>> START

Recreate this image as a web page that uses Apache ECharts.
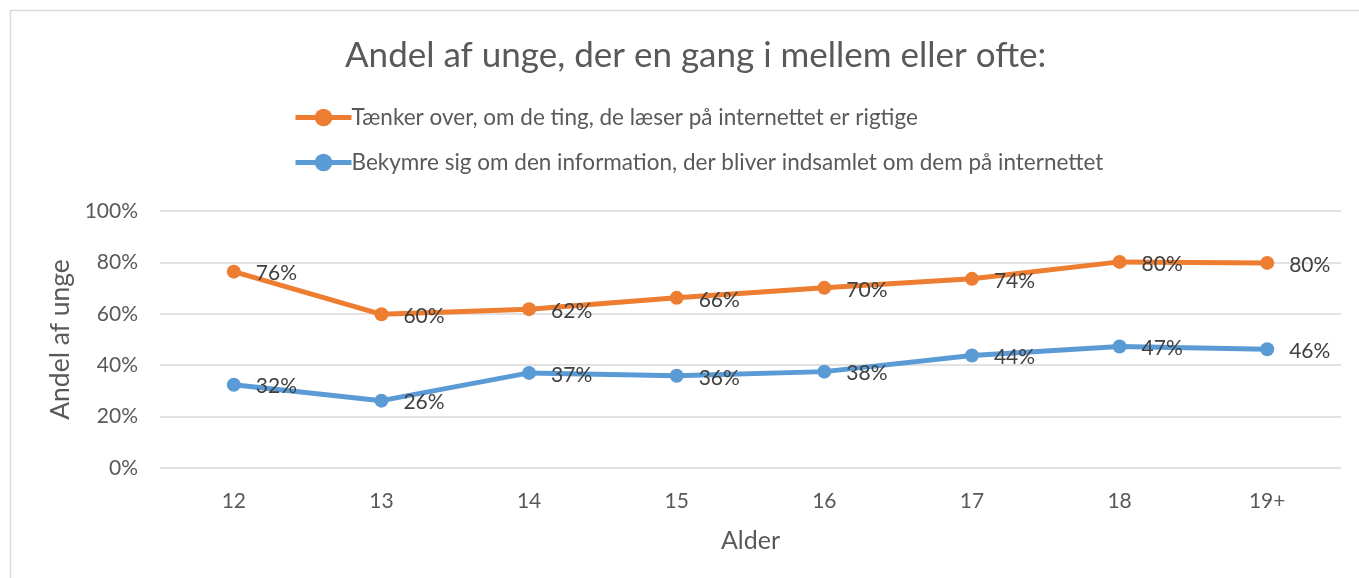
<!DOCTYPE html>
<html>
<head>
<meta charset="utf-8">
<script src="https://cdn.jsdelivr.net/npm/echarts@6/dist/echarts.min.js"></script>
<style>
  html, body { margin: 0; padding: 0; background: #fff; }
  #chart { width: 1359px; height: 578px; }
</style>
</head>
<body>
<div id="chart"></div>
<script>
// aldersgrupper
const ages = ['12', '13', '14', '15', '16', '17', '18', '19+']
// andel i procent
const thinksAbout = [76.4, 59.8, 61.8, 66.2, 70.1, 73.6, 80.2, 79.8]
const worriesAbout = [32.4, 26.2, 37.0, 35.9, 37.5, 43.8, 47.3, 46.2]
const seriesNames = [
  'Tænker over, om de ting, de læser på internettet er rigtige',
  'Bekymre sig om den information, der bliver indsamlet om dem på internettet'
]

const font = 'Lato'
const textColor = '#595959'

const chart = echarts.init(document.getElementById('chart'))

const makeSeries = (name, data, color) => ({
  name: name,
  type: 'line',
  data: data,
  symbol: 'circle',
  symbolSize: 14,
  lineStyle: { width: 5, color: color },
  itemStyle: { color: color },
  label: {
    show: true,
    position: 'right',
    distance: 15,
    offset: [0, 2],
    color: '#404040',
    fontFamily: font,
    fontSize: 21,
    formatter: p => Math.round(p.value) + '%'
  },
  z: 3
})

const option = {
  animation: false,
  textStyle: { fontFamily: font },
  title: {
    text: 'Andel af unge, der en gang i mellem eller ofte:',
    left: 340,
    top: 33,
    textStyle: { fontFamily: font, fontSize: 35, fontWeight: 'normal', color: textColor }
  },
  legend: {
    orient: 'vertical',
    left: 288,
    top: 101,
    itemGap: 22,
    itemWidth: 56,
    itemHeight: 22,
    lineStyle: { width: 5 },
    textStyle: { fontFamily: font, fontSize: 22.5, color: textColor, padding: [0, 0, 0, -5] },
    data: seriesNames
  },
  graphic: [{
    type: 'rect',
    shape: { x: 10.5, y: 10.5, width: 1400, height: 700 },
    style: { fill: 'none', stroke: '#d9d9d9', lineWidth: 1.5 },
    silent: true
  }],
  grid: {
    left: 160,
    right: 18,
    top: 211,
    bottom: 110
  },
  xAxis: {
    type: 'category',
    data: ages,
    boundaryGap: true,
    name: 'Alder',
    nameLocation: 'middle',
    nameGap: 60,
    nameTextStyle: { fontFamily: font, fontSize: 25, color: textColor },
    axisLine: { show: false },
    axisTick: { show: false },
    axisLabel: { fontFamily: font, fontSize: 21, color: textColor, margin: 23 }
  },
  yAxis: {
    type: 'value',
    min: 0,
    max: 100,
    interval: 20,
    name: 'Andel af unge',
    nameLocation: 'middle',
    nameGap: 86,
    nameTextStyle: { fontFamily: font, fontSize: 26.5, color: textColor },
    axisLine: { show: false },
    axisTick: { show: false },
    axisLabel: {
      fontFamily: font, fontSize: 21, color: textColor, margin: 22,
      formatter: v => v + '%'
    },
    splitLine: { lineStyle: { color: '#d9d9d9', width: 1.5 } }
  },
  series: [
    makeSeries(seriesNames[0], thinksAbout, '#ED7D31'),
    makeSeries(seriesNames[1], worriesAbout, '#5B9BD5')
  ]
}

chart.setOption(option)
</script>
</body>
</html>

>> END

Exercise details: Retype each line of the listing above word for word. Exclude the pictures.

Response below:
Recreate this image as a web page that uses Apache ECharts.
<!DOCTYPE html>
<html>
<head>
<meta charset="utf-8">
<script src="https://cdn.jsdelivr.net/npm/echarts@6/dist/echarts.min.js"></script>
<style>
  html, body { margin: 0; padding: 0; background: #fff; }
  #chart { width: 1359px; height: 578px; }
</style>
</head>
<body>
<div id="chart"></div>
<script>
// aldersgrupper
const ages = ['12', '13', '14', '15', '16', '17', '18', '19+']
// andel i procent
const thinksAbout = [76.4, 59.8, 61.8, 66.2, 70.1, 73.6, 80.2, 79.8]
const worriesAbout = [32.4, 26.2, 37.0, 35.9, 37.5, 43.8, 47.3, 46.2]
const seriesNames = [
  'Tænker over, om de ting, de læser på internettet er rigtige',
  'Bekymre sig om den information, der bliver indsamlet om dem på internettet'
]

const font = 'Lato'
const textColor = '#595959'

const chart = echarts.init(document.getElementById('chart'))

const makeSeries = (name, data, color) => ({
  name: name,
  type: 'line',
  data: data,
  symbol: 'circle',
  symbolSize: 14,
  lineStyle: { width: 5, color: color },
  itemStyle: { color: color },
  label: {
    show: true,
    position: 'right',
    distance: 15,
    offset: [0, 2],
    color: '#404040',
    fontFamily: font,
    fontSize: 21,
    formatter: p => Math.round(p.value) + '%'
  },
  z: 3
})

const option = {
  animation: false,
  textStyle: { fontFamily: font },
  title: {
    text: 'Andel af unge, der en gang i mellem eller ofte:',
    left: 340,
    top: 33,
    textStyle: { fontFamily: font, fontSize: 35, fontWeight: 'normal', color: textColor }
  },
  legend: {
    orient: 'vertical',
    left: 288,
    top: 101,
    itemGap: 22,
    itemWidth: 56,
    itemHeight: 22,
    lineStyle: { width: 5 },
    textStyle: { fontFamily: font, fontSize: 22.5, color: textColor, padding: [0, 0, 0, -5] },
    data: seriesNames
  },
  graphic: [{
    type: 'rect',
    shape: { x: 10.5, y: 10.5, width: 1400, height: 700 },
    style: { fill: 'none', stroke: '#d9d9d9', lineWidth: 1.5 },
    silent: true
  }],
  grid: {
    left: 160,
    right: 18,
    top: 211,
    bottom: 110
  },
  xAxis: {
    type: 'category',
    data: ages,
    boundaryGap: true,
    name: 'Alder',
    nameLocation: 'middle',
    nameGap: 60,
    nameTextStyle: { fontFamily: font, fontSize: 25, color: textColor },
    axisLine: { show: false },
    axisTick: { show: false },
    axisLabel: { fontFamily: font, fontSize: 21, color: textColor, margin: 23 }
  },
  yAxis: {
    type: 'value',
    min: 0,
    max: 100,
    interval: 20,
    name: 'Andel af unge',
    nameLocation: 'middle',
    nameGap: 86,
    nameTextStyle: { fontFamily: font, fontSize: 26.5, color: textColor },
    axisLine: { show: false },
    axisTick: { show: false },
    axisLabel: {
      fontFamily: font, fontSize: 21, color: textColor, margin: 22,
      formatter: v => v + '%'
    },
    splitLine: { lineStyle: { color: '#d9d9d9', width: 1.5 } }
  },
  series: [
    makeSeries(seriesNames[0], thinksAbout, '#ED7D31'),
    makeSeries(seriesNames[1], worriesAbout, '#5B9BD5')
  ]
}

chart.setOption(option)
</script>
</body>
</html>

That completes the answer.